RENSSELAER, N.Y. (NEWS10) – Firefighters in Rensselaer, who have been working for two years without a contract, are demanding the city come back to the negotiation table in good faith or risk arbitration.

The firefighters union spoke to the city council Wednesday evening. Tensions are high between firefighters and the city. Both sides have been working on a new contract since 2013. But after going back-and-forth on terms – and hoping for casino revenue that won’t be coming – the talks have hit a grid lock and both sides are asking the other to relinquish first.

“It’s not there,” Rensselaer Mayor Dan Dwyer said. “Somebody give me an explanation of how in the hell we pay the bills.”

Dwyer said the city does not have the money to meet the firefighters’ union’s demands.

“We’re hurting financially,” he said. “We’re stable. We’re trying to keep it stable.”

The two sides have been back and forth on contract terms since 2013. Mark Hennessy is the union president.

“We’re not looking to break the bank by no means; just looking for a fair, equal deal,” he said.

But Hennessy said a fair deal is anything but what they’ve been given.

“Unfortunately, we seem to be getting nowhere with the city,” he said.

Dwyer said the union originally wanted a five percent increase each year for four years.

“The cost factor was enormous,” he said.

To meet those demands, Dwyer said taxes would have gone up over six percent, but the city is capped at a two percent tax rate increase.

“We can’t afford it,” Dwyer said. “It’s a matter of dollars and cents.”

Dwyer said the city countered with a 1.5 percent increase, but Hennessy said the city has backed further away from that to zero.

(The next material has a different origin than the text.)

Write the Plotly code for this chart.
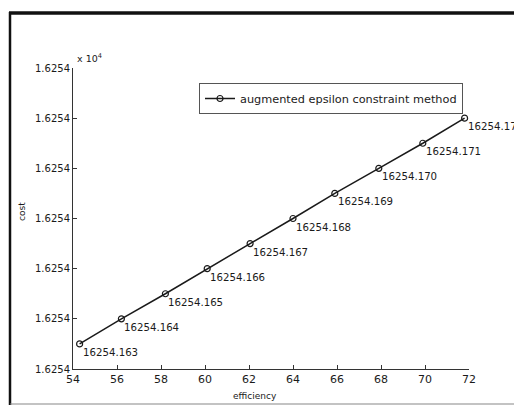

“Kept progressing away from their original offers,” he said.

The city has also looked at abolishing four positions that were created and paid for by a grant that lasted three years.

“We don’t want to lose four guys,” Hennessy said. “We’re understaffed as it is.”

Hennessy said the union is upset with the staff cutting proposal as the city has been creating new positions at city hall.

“They have no money, they have no money, but they continue to hire at city hall,” Hennessy said.

A new controller and human resources director were among the new hires, and Dwyer said they’re needed to run the city. But City Council President Brian Stall said those positions could be revisited.

“It’s a possibility, yes,” he said.

Stall said finding common ground between both sides might take new people meeting at the table.

“Somewhere, usually in between there, the truth does lie,” he said.

Stall, Dwyer and Hennessy said they want to continue to meet, but no new dates have been set. If a deal is not reached soon, the union said it will go to arbitration.